Updated: March 10, 2021 9:15:46 am
The Bombay High Court on Tuesday sought the central government’s assistance for Central Ground Water Board to ascertain the impact of construction activity in the vicinity of Banganga Tank, a grade-I heritage structure in South Mumbai, on natural water springs/sources that feed the tank. The court also expressed concerns that the tank might dry up if these water sources get destroyed. The court has also made CGWB a party to the case.
A division bench of Chief Justice Dipankar Datta and Justice Girish S Kulkarni on Tuesday was hearing a petition by ‘The Board of Trustees of the Temples Charitable Institutions and Funds of the Goud Saraswat Brahman Community’, which oversees the administration of Walkeshwar temple, and the heritage tank located in the temple’s vicinity.
The trust, through advocate Devendra Rajapurkar, had alleged that due to extensive construction activity by developers, the heritage structure is affected.

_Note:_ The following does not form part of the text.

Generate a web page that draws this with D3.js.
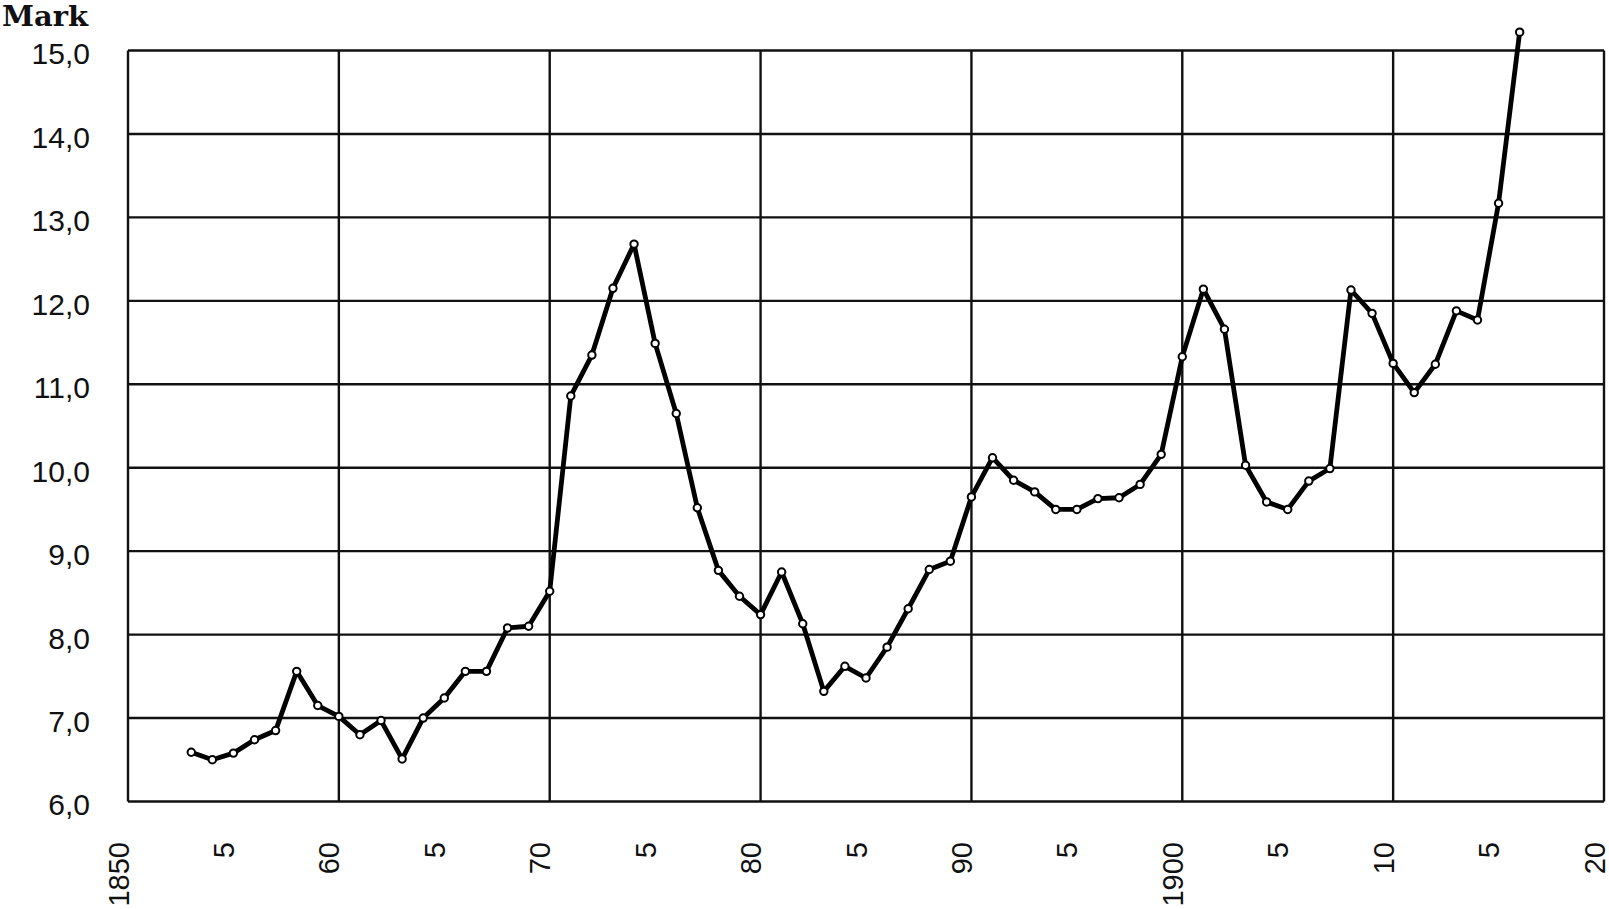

It also claimed that the underground water flow to the tank is being contaminated on a daily basis due to inflow of muddy water, and that there is an accumulation of mud in the tank.
Last week, the court permitted the resumption of piling and construction activity by two developers in the vicinity of the tank at Walkeshwar temple, Malabar Hill, after it was informed by the state director of archaeology and museums that the allegations made by the temple trust pertaining to “severe impact” on the tank were incorrect.
The court, while lifting the stay, however, had directed the authority to depute an officer to inspect the tank at the time when construction activity is on and provide a report before the court at the next hearing.
“Perusal of the two reports that have been placed on record (by state archeology authority) does not reveal that as a result of the piling and construction activities presently undertaken by the two developers, represented by senior counsel Milind Sathe, flow of underground natural water to the tank shall not be obstructed or that the quality of the water thereof shall remain unaffected in future,” the HC noted on March 9.
On Tuesday, Chief Justice Datta asked for assistance from Additional Solicitor General Anil Singh and said, at present, the court did not see any reason to disbelieve two reports by the state archaeology authority that stated there was no contamination.
“But the issue does not rest there. We want a report from an expert body to ascertain after construction is completed, there will be no impact on the tank and natural flow of springs. We want a specific report to be made at a time when construction is on at full swing. The state authority may not be appropriate,” Chief Justice Datta said. On Tuesday, the state archaeological directorate submitted its second inspection report, as per the HC order. The HC, however, noted that the inspection was carried out during an interval in the construction.
The trust alleged that the developers had obtained permission to resume construction by misleading the court.
Justice Kulkarni said, “Archaeology and Museums Directorate might not be the correct authority. These are natural springs by virtue of which the Banganga tank survives. Now what is to be studied is from where the spring is coming and if the complete water supply is gone, Banganga will be a dead monument. It is a serious issue.”
“It should be studied by the authority which deals with spring water studies… It is a scientific study. We cannot be casual about this… Before we permit them (developers), we need to have some data on record…” Justice Kulkarni added. The court directed the CGWB to be made party to the case and asked Singh to take instructions from the central authorities, including Geological Survey of India, on modalities of the study.